Given that in the past our “hand-wringing” has “saved” us from fiscal ruin (yet was surely criticized at the time), why will our worrying about the costs of health care reform prevent our nation from pursuing the benefits of such reform? Instead of putting a “straightjacket” on the prospects for health care reform, we like to think our concerns are more akin to putting a “thinking cap” on health care reform. Budget constraints don’t derail reforms; they force smarter, more thoughtful reforms that weigh costs against benefits and prioritize accordingly.

How do humans behave when unconstrained? Think all-you-can eat buffets, no-money-down mortgages, or the large deficit-increasing tax cuts of the Bush administration (most of which are continued in the Obama budget).

Yet, the column closes with the thought that:

"In all of history, no revolution was ever made by budget analysts. Health reform requires leaders with the foresight and confidence to take a leap into the unknown."

Of course budget analysts don’t cause revolutions, but even the column allows that perhaps they’ve helped our nation avoid some fiscal disasters. The role of the “fiscal hawk” (a bit better-sounding than a “scold”) is to force policymakers to “get a grip” -- not to encourage them to jump off a cliff with “faith” in a presently-invisible fiscal parachute that might or might not materialize.

And this is the point of our concern about health care reform that is not paid for. If one admits the nation has a huge fiscal challenge in the form of rising spending and a widening gap between that spending and revenues -- and nearly everyone does -- then we need to do everything we can to shrink that gap. Paying for reform just keeps the gap from growing, keeps the situation from not getting worse, while we wait for the cost savings that will hopefully materialize. This itself is a rather bold leap-of-faith because if the savings don't materialize, and no one really knows to what degree they will (even with the best of reforms), we will be years further down the road and deeper in debt because of the compounding of the debt that's already high today.

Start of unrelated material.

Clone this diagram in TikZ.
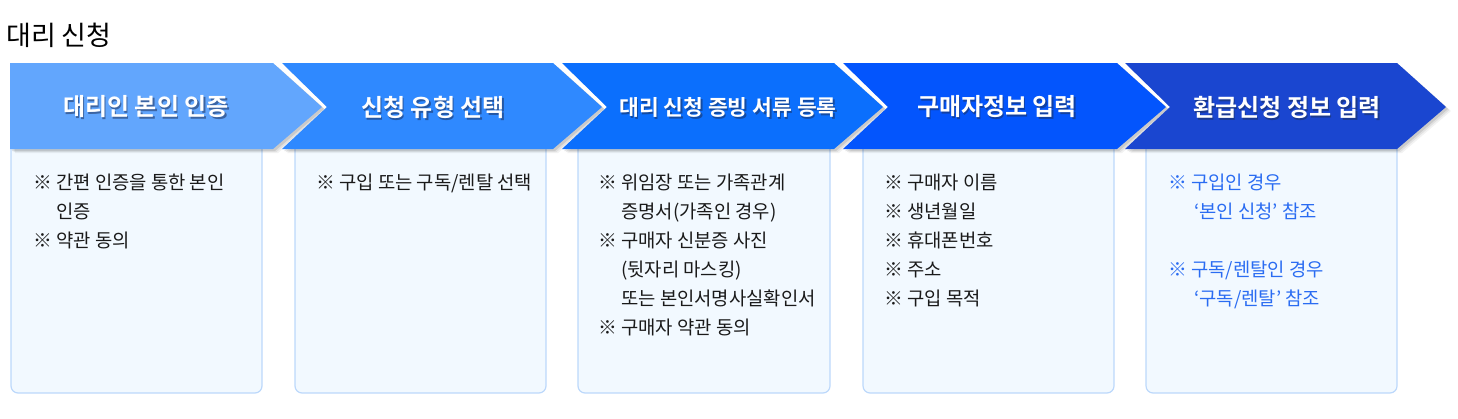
\documentclass[tikz,border=0pt]{standalone}
\usepackage{fontspec}
\setmainfont{Noto Sans CJK KR}[BoldFont={Noto Sans CJK KR Bold}]
\definecolor{cA}{HTML}{62A6FD}
\definecolor{cB}{HTML}{2F89FF}
\definecolor{cC}{HTML}{0B6FFD}
\definecolor{cD}{HTML}{0355FD}
\definecolor{cE}{HTML}{1A46D0}
\definecolor{boxfill}{HTML}{F2F9FF}
\definecolor{boxline}{HTML}{BCD8FB}
\definecolor{bodytext}{HTML}{1A1A1A}
\definecolor{bluetext}{HTML}{2A6CF2}
\definecolor{hdrshadow}{HTML}{1B2F5A}
\newcommand\chevp[2]{(#1,63) -- (#2,63) -- ++(49,44) -- (#2,149) -- (#1,149) -- ++(45,-42) -- cycle}
\newcommand\chevfirst{(10,63) -- (273,63) -- (322,107) -- (273,149) -- (10,149) -- cycle}
\tikzset{
  bodybox/.style={fill=boxfill, draw=boxline, line width=1.2pt, rounded corners=7pt},
  chevshade/.style={fill=black, draw=none},
  hdr/.style={text=white, font=\bfseries\fontsize{24}{28}\selectfont, inner sep=0pt},
  hdrsmall/.style={hdr, font=\bfseries\fontsize{21.5}{26}\selectfont},
  hdrsh/.style={text=hdrshadow, text opacity=0.55, inner sep=0pt},
  bodytxt/.style={anchor=north west, align=left, inner sep=0pt, text=bodytext,
    font=\fontsize{18.8}{29}\selectfont},
}
\begin{document}
\begin{tikzpicture}[x=1pt,y=-1pt]
\useasboundingbox (0,0) rectangle (1458,418);
\node[anchor=west, inner sep=0pt, font=\fontsize{27}{31}\selectfont] (title) at (6,35) {대리 신청};
% body boxes
\draw[bodybox] (11,140) rectangle (262,393);
\draw[bodybox] (295,140) rectangle (546,393);
\draw[bodybox] (578,140) rectangle (830,393);
\draw[bodybox] (863,140) rectangle (1114,393);
\draw[bodybox] (1146,140) rectangle (1397,393);
% chevron shadows
\foreach \dx/\dy/\op in {5/4/0.05, 3.5/3/0.07, 2/2/0.10}{
  \fill[chevshade, opacity=\op, shift={(\dx,\dy)}] \chevfirst;
  \fill[chevshade, opacity=\op, shift={(\dx,\dy)}] \chevp{282}{553};
  \fill[chevshade, opacity=\op, shift={(\dx,\dy)}] \chevp{562}{834};
  \fill[chevshade, opacity=\op, shift={(\dx,\dy)}] \chevp{843}{1117};
  \fill[chevshade, opacity=\op, shift={(\dx,\dy)}] \chevp{1125}{1397};
}
% chevrons
\fill[cA] \chevfirst;
\fill[cB] \chevp{282}{553};
\fill[cC] \chevp{562}{834};
\fill[cD] \chevp{843}{1117};
\fill[cE] \chevp{1125}{1397};
% header texts
\foreach \n/\x/\t/\st in {a/146/대리인 본인 인증/hdr, b/433/신청 유형 선택/hdr, c/728/대리 신청 증빙 서류 등록/hdrsmall, d/997/구매자정보 입력/hdr, e/1287/환급신청 정보 입력/hdr}{
  \node[\st, hdrsh] (sh\n) at (\x+1.5,109) {\t};
  \node[\st] (h\n) at (\x,107) {\t};
}
% body texts
\node[bodytxt] (t1) at (33,173.5) {※ 간편 인증을 통한 본인\\\phantom{※ }인증\\※ 약관 동의};
\node[bodytxt] (t2) at (316,173.5) {※ 구입 또는 구독/렌탈 선택};
\node[bodytxt] (t3) at (598,173.5) {※ 위임장 또는 가족관계\\\phantom{※ }증명서(가족인 경우)\\※ 구매자 신분증 사진\\\phantom{※ }(뒷자리 마스킹)\\\phantom{※ }또는 본인서명사실확인서\\※ 구매자 약관 동의};
\node[bodytxt] (t4) at (884,173.5) {※ 구매자 이름\\※ 생년월일\\※ 휴대폰번호\\※ 주소\\※ 구입 목적};
\node[bodytxt, text=bluetext] (t5) at (1168,173.5) {※ 구입인 경우\\\phantom{※ }\hspace{3pt}‘본인 신청’ 참조\\[29pt]※ 구독/렌탈인 경우\\\phantom{※ }\hspace{3pt}‘구독/렌탈’ 참조};
\end{tikzpicture}
\end{document}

What the current debate comes down to is whether health care reform is important enough for politicians to be responsible adults and finally suggest reasonable ways to pay for a major national priority. If they cannot come up with a responsible plan to pay for this, what hope do we have that they will ever pay for anything? And ultimately we need them to do much more than pay for something new. They also have to find savings big enough to offset the unsustainable track we are already on. That is why sometimes it seems like we "scold" -- because we expect more from our elected leaders.